Saturday, December 5, 2009

This Year's Gingerbread House

I love food art. For that reason I have always wanted to build a gingerbread house. So this year we tried our hand at it for the first time.

Using the King Arthur instructions (available of the internet) as a guide, we built quite a successful first attempt. The stained glass windows are melted candies, the snow coconut, the roof tiles frosted mini wheats. The entire structure is edible, from the homemade gingerbread foundation to the cotton candy smoke from the chimney and the fruit roll up shudders.

Next year I hope to try for something a little more grandiose and artistic.

Tuesday, December 1, 2009

Crispy Rice, Egg, and some Vegetables, what could be better?

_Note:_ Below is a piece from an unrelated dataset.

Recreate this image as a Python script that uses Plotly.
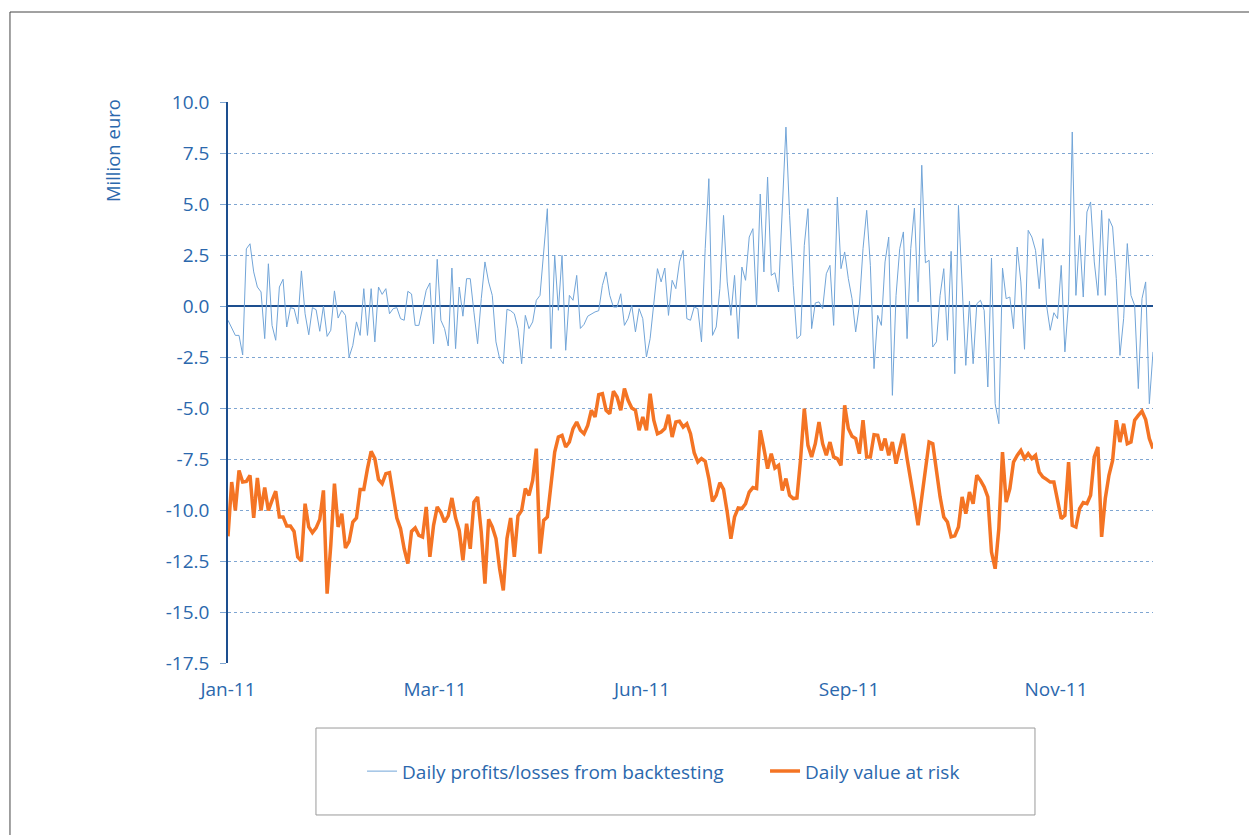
import plotly.graph_objects as go

# ---------------- data ----------------
tick_labels = ["Jan-11", "Mar-11", "Jun-11", "Sep-11", "Nov-11"]
y_tick_values = [-17.5, -15.0, -12.5, -10.0, -7.5, -5.0, -2.5, 0.0, 2.5, 5.0, 7.5, 10.0]

pnl_backtesting = [
    # Jan - Feb
    -0.7, -1.1, -1.44, -1.44, -2.4, 2.8, 3.05, 1.67, 0.93, 0.69, -1.6, 2.07, -0.95, -1.68, 0.93, 1.31,
    -1.03, -0.08, -0.13, -0.87, 1.72, -0.38, -1.41, -0.08, -0.18, -1.24, 0.0, -1.49, -1.19, 0.74, -0.59,
    -0.21, -0.46, -2.5, -1.93, -0.78, -1.44, 0.85, -1.44, 0.85, -1.76, 0.93, 0.57, 0.85, -0.38, -0.13, -0.08,
    -0.62, -0.70, 0.72, 0.59, -0.95, -0.95, -0.1, 0.77, 1.13, -1.85, 2.29, -0.70, -1.11, -1.96, 1.86, -2.09,
    # Mar - May
    0.93, -0.5, 1.34, 1.34, -0.3, -1.85, 0.36, 2.16, 1.18, 0.52, -1.76, -2.58, -2.83, -0.16, -0.23, -0.38,
    -1.11, -2.83, -0.46, -1.11, -0.78, 0.28, 0.52, 2.81, 4.77, -2.09, 2.5, -0.21, 2.48, -2.17, 0.52, 0.28,
    1.5, -1.1, -0.9, -0.5, -0.38, -0.29, -0.23, 1.01, 1.67, 0.52, -0.05, -0.05, 0.6, -0.95, -0.62, 0.03,
    -1.27, -0.13, -0.62, -2.5, -1.6, 0.2, 1.83, 1.18, 1.86, -0.46, 1.26, 0.85, 2.16, 2.73, -0.62, -0.7,
    # Jun - Aug
    -0.05, -0.13, -1.76, 2.81, 6.24, -1.44, -1.03, 0.85, 4.44, 1.18, -0.46, 1.5, -1.6, 1.91, 1.26, 3.38,
    3.79, -0.05, 5.49, 1.67, 6.32, 1.5, 1.63, 0.69, 4.61, 8.77, 4.44, 1.01, -1.6, -1.44, 2.97,
    4.77, -1.11, 0.15, 0.2, -0.13, 1.58, 1.99, -0.95, 5.34, 1.83, 2.65, 1.34, 0.36, -1.27, 0.03, 2.81,
    4.69, 1.99, -3.07, -0.46, -0.95, 2.16, 3.38, -4.38, 0.52, 2.81, 3.63, -1.6, 2.81, 4.8, 0.2,
    # Sep - Dec
    6.9, 2.12, 2.24, -2.01, -1.76, 0.52, 1.83, -1.68, 2.68, -3.32, 4.93, 1.18, -2.91, 0.23, -2.83, 0.11,
    0.28, -0.21, -3.97, 2.35, -4.79, -5.77, 1.86, 0.36, 0.44, -1.11, 2.89, 1.18, -2.12, 3.71, 3.38, 2.73,
    0.85, 3.3, 0.03, -1.19, -0.33, -0.62, 1.99, -2.25, 0.2, 8.53, 0.52, 3.46, 0.44, 4.61, 5.1, 2.16,
    0.52, 4.69, 0.52, 4.28, 3.87, 1.34, -2.42, -0.62, 3.06, 0.52, 0.03, -4.05, 0.36, 1.18, -4.79, -2.25,
]

value_at_risk = [
    # Jan - Feb
    -11.29, -8.63, -10.02, -8.06, -8.63, -8.6, -8.3, -10.39, -8.43, -10.02, -8.9, -10.02, -9.53, -9.08,
    -10.34, -10.34, -10.78, -10.78, -11.05, -12.3, -12.5, -9.69, -10.83, -11.11, -10.88, -10.46, -9.04,
    -14.1, -11.73, -8.71, -10.83,
    -10.18, -11.86, -11.54, -10.59, -10.39, -8.99, -8.99, -7.97, -7.12, -7.48, -8.5, -8.71, -8.22, -8.17,
    -9.28, -10.39, -10.91, -11.9, -12.63, -11.05, -10.88, -11.24, -11.32, -9.85, -12.3, -10.75, -9.85,
    -10.13, -10.59, -10.29, -9.41, -10.39,
    # Mar - May
    -11.0, -12.47, -10.67, -11.9, -9.61, -9.36, -11.08, -13.61, -10.46, -10.83, -11.4, -12.88, -13.94,
    -11.4, -10.39, -12.3, -10.29, -10.02, -8.95, -9.28, -8.55, -6.99, -12.14, -10.51, -10.34, -8.79,
    -7.16, -6.42, -6.34, -6.91, -6.67, -6.01,
    -5.69, -6.09, -6.26, -5.85, -5.11, -5.44, -4.35, -4.3, -5.11, -5.28, -4.18, -4.46, -5.11, -4.05,
    -4.62, -5.0, -5.11, -6.09, -5.44, -6.09, -4.3, -5.6, -6.26, -6.18, -6.01, -5.33, -6.42, -5.69,
    -5.65, -5.93, -5.77, -6.26,
    # Jun - Aug
    -7.19, -7.65, -7.48, -7.61, -8.46, -9.58, -9.28, -8.66, -8.99, -10.1, -11.41, -10.34, -9.9, -9.93,
    -9.69, -9.12, -8.9, -8.95, -6.09, -6.99, -7.97, -7.24, -7.94, -7.81, -9.04, -8.46, -9.28, -9.44,
    -9.41, -7.48, -5.03,
    -6.83, -7.4, -6.75, -5.69, -6.75, -7.32, -6.67, -7.4, -7.48, -7.81, -4.87, -6.01, -6.39, -6.5,
    -7.24, -5.6, -7.4, -7.4, -6.31, -6.34, -7.08, -6.5, -7.32, -6.67, -7.73, -6.99, -6.26, -7.48,
    -8.46, -9.61, -10.75,
    # Sep - Dec
    -9.28, -7.89, -6.67, -6.75, -8.06, -9.36, -10.34, -10.59, -11.32, -11.27, -10.83, -9.36, -10.18,
    -9.12, -9.69, -8.3, -8.55, -8.87, -9.36, -12.06, -12.88, -10.91, -7.16, -9.61, -8.95, -7.65, -7.32,
    -7.08, -7.48, -7.24, -7.48, -7.32,
    -8.14, -8.38, -8.5, -8.63, -8.63, -9.44, -10.42, -10.26, -7.65, -10.75, -10.83, -9.93, -9.64,
    -9.69, -9.28, -7.4, -6.91, -11.32, -9.44, -8.3, -7.57, -5.6, -6.67, -5.77, -6.75, -6.67, -5.6,
    -5.36, -5.16, -5.56, -6.5, -6.99,
]

series_names = ["Daily profits/losses from backtesting", "Daily value at risk"]

# ---------------- figure ----------------
n = len(value_at_risk)
days = list(range(n))
tick_step = (n - 1) * 207 / 925  # labels every ~2.5 months of trading days
tickvals = [i * tick_step for i in range(len(tick_labels))]
y_tick_text = [f"{v:.1f}" for v in y_tick_values]  # plain hyphen minus, as in the original

text_blue = "#2b68ad"
axis_blue = "#1d4f8f"
grid_blue = "#7fa6d2"
font_family = "Open Sans, Noto Sans, sans-serif"

fig = go.Figure()
fig.add_trace(go.Scatter(
    x=days, y=pnl_backtesting, mode="lines", name=series_names[0],
    line=dict(color="#72a5d8", width=1),
))
fig.add_trace(go.Scatter(
    x=days, y=value_at_risk, mode="lines", name=series_names[1],
    line=dict(color="#f47424", width=3.5),
))

fig.update_layout(
    width=1257, height=835,
    margin=dict(l=220, r=112, t=94, b=180),
    paper_bgcolor="white", plot_bgcolor="white",
    font=dict(family=font_family, color=text_blue, size=19),
    showlegend=True,
    legend=dict(
        orientation="h", x=0.1449, y=-0.193, xanchor="left", yanchor="middle",
        font=dict(size=19, color=text_blue), bgcolor="rgba(0,0,0,0)",
        itemwidth=30, entrywidthmode="pixels", entrywidth=358,
    ),
    xaxis=dict(
        range=[0, n - 1], tickmode="array", tickvals=tickvals, ticktext=tick_labels,
        showgrid=False, zeroline=False, showline=False, ticks="",
        tickfont=dict(size=19, color=text_blue), ticklabelstandoff=13,
    ),
    yaxis=dict(
        range=[-17.5, 10], tickmode="array", tickvals=y_tick_values, ticktext=y_tick_text,
        showgrid=True, gridcolor=grid_blue, griddash="dot", gridwidth=1,
        zeroline=True, zerolinecolor=axis_blue, zerolinewidth=1.5,
        showline=True, linecolor=axis_blue, linewidth=1.5,
        ticks="outside", ticklen=6, tickcolor=grid_blue,
        tickfont=dict(size=19, color=text_blue), ticklabelstandoff=7,
    ),
    annotations=[dict(
        text="Million euro", xref="paper", yref="paper", x=-0.124, y=0.913,
        textangle=-90, showarrow=False, xanchor="center", yanchor="middle",
        font=dict(size=18.5, color=text_blue),
    )],
    shapes=[
        # legend box
        dict(type="rect", xref="paper", yref="paper", x0=0.0951, x1=0.8724, y0=-0.2709, y1=-0.1159,
             line=dict(color="#9a9a9a", width=1), fillcolor="rgba(0,0,0,0)"),
        # outer frame (left and top edges)
        dict(type="line", xref="paper", yref="paper", x0=-0.2357, x1=-0.2357, y0=-0.31, y1=1.1604,
             line=dict(color="#444444", width=1)),
        dict(type="line", xref="paper", yref="paper", x0=-0.2357, x1=1.12, y0=1.1604, y1=1.1604,
             line=dict(color="#444444", width=1)),
    ],
)

fig.write_html("out.html")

I love Korean food. Especially bibimbop. The crispy rice and rich egg yolk are so delightful and comforting, it's like macaroni and cheese but with more flavor.

So I've had a bibimbop recipe from The New York Times hanging on my refrigerator for about six months, just waiting for travel that would allow me to buy the right ingredients. On a recent trip to Atlanta I was able to find the daikon radish, shiitake mushrooms, and a couple other choice ingredients.

Upon returning home I anxiously began cooking. And let me say, though bibimbop seems like a pretty simple collection of rice and vegetables, its preparation (at least this recipe) was more time-consuming than you may realize. Many of the vegetables were julienned. That is a cut with which I am inexperienced, and therefore takes me more time than others. Then each vegetable is cooked separately before being combined.

The Times recipe did not have an egg atop it, but I have always seen it that way, and feel it is requisite to the dish's yumminess, so I added the egg. And the answer to the title question: nothing.